Не знаю, кому – как, а мне, в связи со всеми этими дифицитно-карьерно-сексуальными историями, вспоминается (может быть, и не совсем по теме нашего сегодняшнего разговора – но, всё же) цитата из статьи русского эмигрантского публициста, проф. Ивана Ильина:
"…Откуда известно, что каждый глупец способен разбираться в государственных делах? Как можно назначить безвольного пролазу – полководцем? Может ли человек с горизонтом трейд-юниониста управлять империей? Почему не сажают слепого за микроскоп? Годится ли безбожный неуч в священники?… Каких детей воспитает развратная гувернантка?…К каким политическим выборам способен продажный, застращённый, изголодавшийся народ?"

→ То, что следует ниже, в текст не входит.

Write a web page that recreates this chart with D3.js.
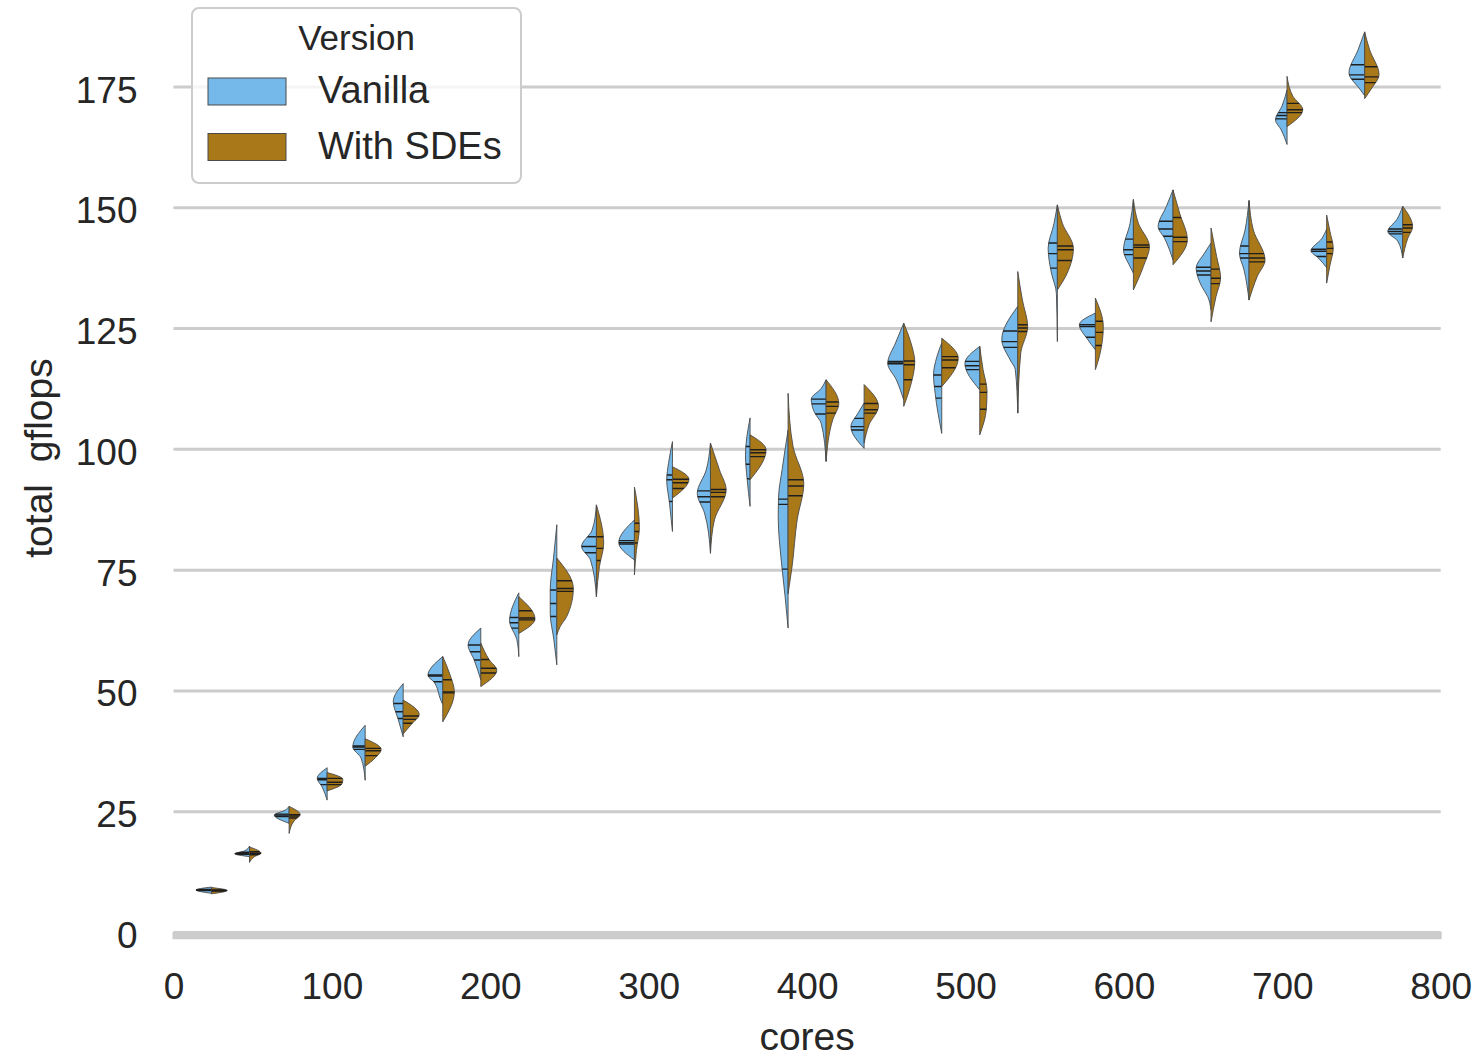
<!DOCTYPE html>
<html>
<head>
<meta charset="utf-8">
<script src="https://cdn.jsdelivr.net/npm/d3@7"></script>
<style>
body { margin: 0; background: #ffffff; }
text { font-family: "Liberation Sans", Arial, sans-serif; fill: #262626; }
</style>
</head>
<body>
<svg id="chart" width="1481" height="1057"></svg>
<script>
// x position of each violin (cores)
var cores = [24, 48, 73, 97, 121, 145, 170, 194, 218, 242, 267, 291, 315, 339, 364, 388,
	412, 436, 461, 485, 509, 533, 558, 582, 606, 631, 655, 679, 703, 728, 752, 776];

// half-violin outlines: [gflops, relative density]
var vanillaShape = [
	[[8.0,0],[8.7,0.95],[9.3,0]],
	[[15.6,0],[16.2,0.9],[16.8,0.3],[17.8,0]],
	[[22.5,0],[24.2,0.9],[25.2,0.25],[26,0]],
	[[27.3,0],[30,0.3],[31.8,0.6],[34,0]],
	[[31.4,0],[36,0.25],[38.3,0.75],[42.8,0]],
	[[40.4,0],[44,0.3],[47.7,0.6],[51.4,0]],
	[[47.1,0],[48,0.12],[51.8,0.55],[53.1,0.9],[57,0]],
	[[52.2,0],[56.3,0.4],[59.4,0.77],[62.9,0]],
	[[57,0],[60.5,0.12],[64.4,0.56],[70.2,0]],
	[[55.3,0],[60.5,0.18],[66,0.4],[70.8,0.4],[77.4,0.2],[84.3,0]],
	[[69.4,0],[77,0.36],[79.8,0.9],[83.2,0.26],[88.4,0]],
	[[77,0],[80.6,0.95],[85.3,0]],
	[[82.9,0],[88.8,0.18],[93.6,0.35],[97,0.24],[101.5,0]],
	[[78.4,0],[86.7,0.36],[90.8,0.8],[95.6,0.26],[101.2,0]],
	[[88.1,0],[93.8,0.18],[98.7,0.28],[106.4,0]],
	[[62.9,0],[69.4,0.18],[75.1,0.36],[86,0.6],[90,0.58],[96,0.35],[103.9,0]],
	[[97.4,0],[105.3,0.3],[107.5,0.7],[110.3,0.9],[112.5,0.3],[114.3,0]],
	[[100.1,0],[104.6,0.8],[107.5,0.35],[109.5,0]],
	[[110.1,0],[114.3,0.45],[117.7,0.97],[121.9,0.5],[126,0]],
	[[103.2,0],[111.5,0.4],[115.3,0.5],[119,0.3],[121.9,0]],
	[[112.2,0],[117.7,0.9],[121.2,0]],
	[[107.4,0],[116.4,0.15],[118.4,0.46],[122.6,0.97],[129.5,0]],
	[[122.2,0],[132.2,0.06],[136.4,0.36],[141.5,0.56],[146.7,0.2],[150.5,0]],
	[[120.5,0],[122.6,0.46],[125.7,0.97],[128.1,0]],
	[[136.4,0],[137.7,0.2],[141.2,0.6],[146.7,0.2],[151.6,0]],
	[[139.1,0],[143.5,0.5],[146,0.9],[150.2,0.4],[153.6,0]],
	[[128.8,0],[131.5,0.2],[133.6,0.56],[137.4,0.9],[140.5,0.4],[142.6,0]],
	[[130.8,0],[137,0.3],[140.5,0.58],[145.3,0.24],[151.4,0]],
	[[163,0],[166,0.35],[168.1,0.7],[171,0.3],[174.3,0]],
	[[137.5,0],[139.5,0.5],[141,0.95],[143.5,0.3],[145.5,0]],
	[[173.1,0],[174.5,0.3],[177.8,0.95],[182.6,0.4],[186.3,0]],
	[[139.5,0],[143,0.3],[145,0.9],[147.5,0.35],[150.2,0]]
];
var sdeShape = [
	[[7.9,0],[8.6,0.95],[9.2,0]],
	[[14.4,0],[15.6,0.3],[16.3,0.7],[17.6,0]],
	[[20.4,0],[23,0.3],[24.3,0.67],[26,0]],
	[[29.2,0],[30.7,0.9],[31.6,0.95],[33,0]],
	[[34.3,0],[36,0.6],[37.8,0.97],[40,0]],
	[[41,0],[43,0.5],[45,0.97],[48,0]],
	[[43.5,0],[49.7,0.7],[53.6,0.4],[57,0]],
	[[50.8,0],[54.2,0.97],[56.4,0.5],[59.8,0]],
	[[61.8,0],[64.8,0.98],[69.4,0]],
	[[61.5,0],[63.2,0.2],[65.3,0.6],[71.1,1.0],[77.4,0]],
	[[69.4,0],[75.6,0.18],[80.5,0.44],[88.4,0]],
	[[73.9,0],[79,0.12],[83.7,0.3],[92.1,0]],
	[[89.8,0],[93.7,1.0],[96.3,0]],
	[[78.4,0],[85.3,0.24],[91.5,0.95],[95.6,0.55],[101.2,0]],
	[[93.6,0],[99.8,0.97],[102.9,0]],
	[[70,0],[75.6,0.24],[85.3,0.55],[92.8,0.95],[100.5,0.3],[111.5,0]],
	[[97.4,0],[106,0.4],[109.4,0.77],[114.3,0]],
	[[101.2,0],[105,0.3],[108.8,0.87],[113.3,0]],
	[[108.8,0],[112.9,0.4],[118,0.67],[121.2,0.5],[126,0]],
	[[112.9,0],[118.8,1.0],[122.9,0]],
	[[102.9,0],[108.2,0.4],[112,0.44],[116.4,0.2],[121.2,0]],
	[[107.4,0],[119.8,0.18],[125.3,0.6],[130.8,0.28],[136.7,0]],
	[[132.9,0],[136.4,0.6],[141.5,0.97],[146.7,0.3],[150.5,0]],
	[[116.4,0],[119.1,0.24],[125.3,0.48],[131.2,0]],
	[[132.9,0],[137.7,0.6],[141.9,0.97],[146.7,0.3],[151.6,0]],
	[[138.1,0],[143.3,0.87],[148.8,0.4],[153.6,0]],
	[[126.3,0],[131.5,0.3],[135.4,0.58],[139.8,0.34],[145.7,0]],
	[[130.8,0],[135.7,0.5],[139.1,0.97],[145.3,0.26],[151.4,0]],
	[[166.7,0],[170.2,0.95],[173,0.35],[177.1,0]],
	[[134.3,0],[138,0.2],[141.5,0.4],[145,0.2],[148.4,0]],
	[[172.5,0],[174.5,0.4],[177.5,0.87],[182.6,0.3],[186.3,0]],
	[[139.5,0],[143.5,0.3],[146,0.6],[150.2,0]]
];

// quartile lines [q1, median, q3]
var vanillaQuart = [
	[8.6,8.7,8.8],[16.1,16.3,16.5],[23.9,24.2,24.4],[30.5,31.5,31.8],[37.8,38.3,38.5],
	[44.2,45.6,47.3],[51.8,53.0,53.2],[56.3,58.0,59.4],[62.9,64.0,65.1],[65.3,68.0,70.8],
	[78.5,79.8,81.8],[80.3,80.6,81.0],[89.1,93.6,94.6],[89.0,90.1,91.3],[93.8,96.8,100.5],
	[75.1,88.5,89.6],[107.2,109.3,110.3],[103.9,104.6,106.3],[117.6,117.8,118.1],[110.5,112.9,115.3],
	[116.4,117.2,118.1],[121.0,122.2,124.4],[137.4,140.4,142.6],[123.1,125.3,125.7],[140.2,141.2,143.4],
	[144.0,145.5,147.1],[136.0,136.8,137.6],[139.5,140.4,142.0],[168.3,169.0,169.6],[139.8,140.9,141.3],
	[176.5,177.4,179.5],[144.5,145.0,145.5]
];
var sdeQuart = [
	[8.5,8.6,8.7],[16.0,16.3,16.6],[23.6,24.0,24.3],[30.5,31.0,31.8],[36.5,37.5,38.0],
	[43.2,44.0,44.7],[49.5,49.7,52.2],[53.6,54.6,56.4],[64.6,65.0,66.5],[70.5,71.1,72.7],
	[76.9,79.4,81.8],[80.5,82.9,84.6],[91.8,93.0,93.7],[90.1,91.0,91.6],[98.4,99.2,99.8],
	[90.3,92.3,93.6],[107.4,108.8,109.7],[107.4,108.1,109.4],[114.3,117.4,118.2],[116.8,118.4,119.1],
	[108.2,111.7,113.4],[124.3,125.0,125.7],[139.0,141.2,142.0],[121.4,124.1,126.4],[139.5,141.7,142.2],
	[142.9,143.8,147.9],[134.2,135.3,137.2],[138.7,139.5,140.4],[169.6,170.2,171.5],[140.4,141.5,142.8],
	[175.8,177.0,179.1],[144.8,145.7,146.4]
];

var xTicks = [0, 100, 200, 300, 400, 500, 600, 700, 800];
var yTicks = [0, 25, 50, 75, 100, 125, 150, 175];
var versions = ["Vanilla", "With SDEs"];
var colors = ["#74b9ea", "#a97818"];

var svg = d3.select("#chart");
var x = d3.scaleLinear().domain([0, 800]).range([173.5, 1440.7]);
var y = d3.scaleLinear().domain([0, 175]).range([932, 86.5]);
var w = d3.scaleLinear().domain([0, 1]).range([0, 16.5]); // half width of a violin
var plotWidth = x(800) - x(0);

// horizontal grid + y tick labels
var yAxis = svg.append("g").attr("transform", "translate(" + x(0) + ",0)")
	.call(d3.axisLeft(y).tickValues(yTicks).tickSize(-plotWidth).tickPadding(36));
yAxis.select(".domain").remove();
yAxis.selectAll(".tick line").attr("stroke", "#cccccc").attr("stroke-width", 3);
yAxis.selectAll(".tick text").attr("font-size", 37).attr("dy", "0.42em")
	.style("font-family", "Liberation Sans, Arial, sans-serif").attr("fill", "#262626");

// thick bottom line at zero
svg.append("line").attr("x1", x(0) - 1).attr("x2", x(800) + 1)
	.attr("y1", y(0) + 3.5).attr("y2", y(0) + 3.5)
	.attr("stroke", "#cccccc").attr("stroke-width", 7.5);

// x tick labels
var xAxis = svg.append("g").attr("transform", "translate(0," + y(0) + ")")
	.call(d3.axisBottom(x).tickValues(xTicks).tickSize(0).tickPadding(41));
xAxis.select(".domain").remove();
xAxis.selectAll(".tick text").attr("font-size", 37)
	.style("font-family", "Liberation Sans, Arial, sans-serif").attr("fill", "#262626");

// axis titles
svg.append("text").attr("x", (x(0) + x(800)) / 2).attr("y", 1050)
	.attr("text-anchor", "middle").attr("font-size", 39).text("cores");
svg.append("text").attr("transform", "translate(52,458) rotate(-90)")
	.attr("text-anchor", "middle").attr("font-size", 39)
	.style("white-space", "pre").text("total  gflops");

// draws one half of a split violin, side = -1 left / +1 right
function drawHalf(g, shape, quart, cx, side, color, id) {
	var pts = shape.slice().sort(function(a, b) { return b[0] - a[0]; });
	var area = d3.area().curve(d3.curveMonotoneY)
		.y(function(d) { return y(d[0]); })
		.x0(cx)
		.x1(function(d) { return cx + side * w(d[1]); });
	g.append("clipPath").attr("id", id).append("path").attr("d", area(pts));
	g.append("path").attr("d", area(pts))
		.attr("fill", color).attr("stroke", "#4a4a4a").attr("stroke-width", 0.9);
	g.append("g").attr("clip-path", "url(#" + id + ")")
		.selectAll("line").data(quart).enter().append("line")
		.attr("x1", cx).attr("x2", cx + side * 20)
		.attr("y1", function(d) { return y(d); })
		.attr("y2", function(d) { return y(d); })
		.attr("stroke", "#1e1e1e").attr("stroke-width", 1.4);
}

var violins = svg.append("g");
for (var i = 0; i < cores.length; i++) {
	var g = violins.append("g");
	drawHalf(g, vanillaShape[i], vanillaQuart[i], x(cores[i]), -1, colors[0], "cv" + i);
	drawHalf(g, sdeShape[i], sdeQuart[i], x(cores[i]), 1, colors[1], "cs" + i);
}

// legend
var legend = svg.append("g");
legend.append("rect").attr("x", 192).attr("y", 8).attr("width", 329).attr("height", 175)
	.attr("rx", 7).attr("fill", "#ffffff").attr("fill-opacity", 0.8)
	.attr("stroke", "#cccccc").attr("stroke-width", 2);
legend.append("text").attr("x", 356.5).attr("y", 50).attr("text-anchor", "middle")
	.attr("font-size", 35).text("Version");
var item = legend.selectAll("g.item").data(versions).enter().append("g")
	.attr("class", "item")
	.attr("transform", function(d, i) { return "translate(0," + (i * 55.5) + ")"; });
item.append("rect").attr("x", 208).attr("y", 78).attr("width", 78).attr("height", 27)
	.attr("fill", function(d, i) { return colors[i]; })
	.attr("stroke", "#4a4a4a").attr("stroke-width", 1);
item.append("text").attr("x", 318).attr("y", 103).attr("font-size", 38)
	.text(function(d) { return d; });
</script>
</body>
</html>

И, подхватывая мысль профессора Ильина, задам ещё один вопрос: о каком таком нравственном климате можно говорить в обществе, члены которого за десятилетия совецкой власти привыкли решать все свои вопросы – от приобретения туалетной бумаги и до назначения на должность – через "отдаться"? Действительно, о каком?…

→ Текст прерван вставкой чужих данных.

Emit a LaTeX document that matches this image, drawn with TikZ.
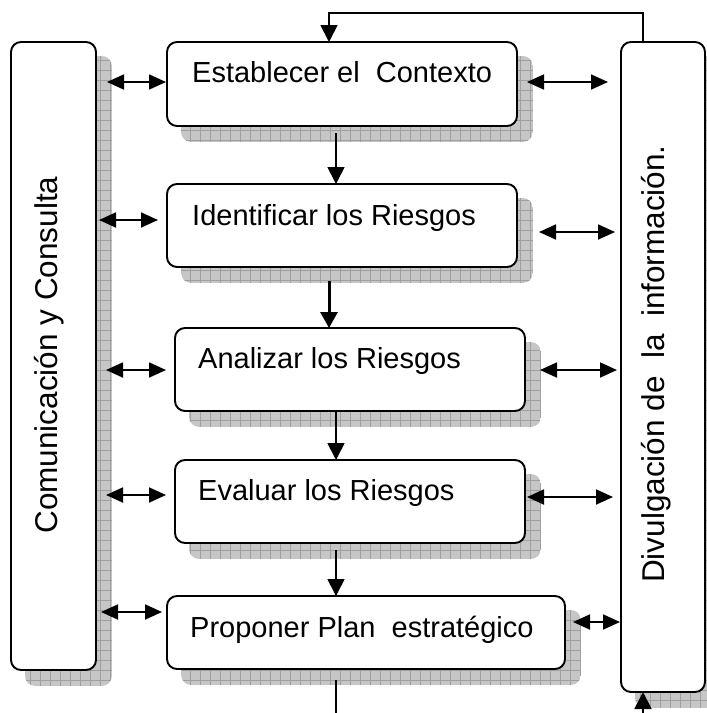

P.S. Ну, и насчёт "прекрасного совецкого прошлого". Ничего там такого уж "распрекрасного" не было, и никакой такой "высокой морали и нравственности" – а было обычное ханжество и лицемерие. А гордиться ханжеством и лицемерием могут только лишь ханжи, лицемеры – да персонажи, вроде тех, о которых я рассказал выше.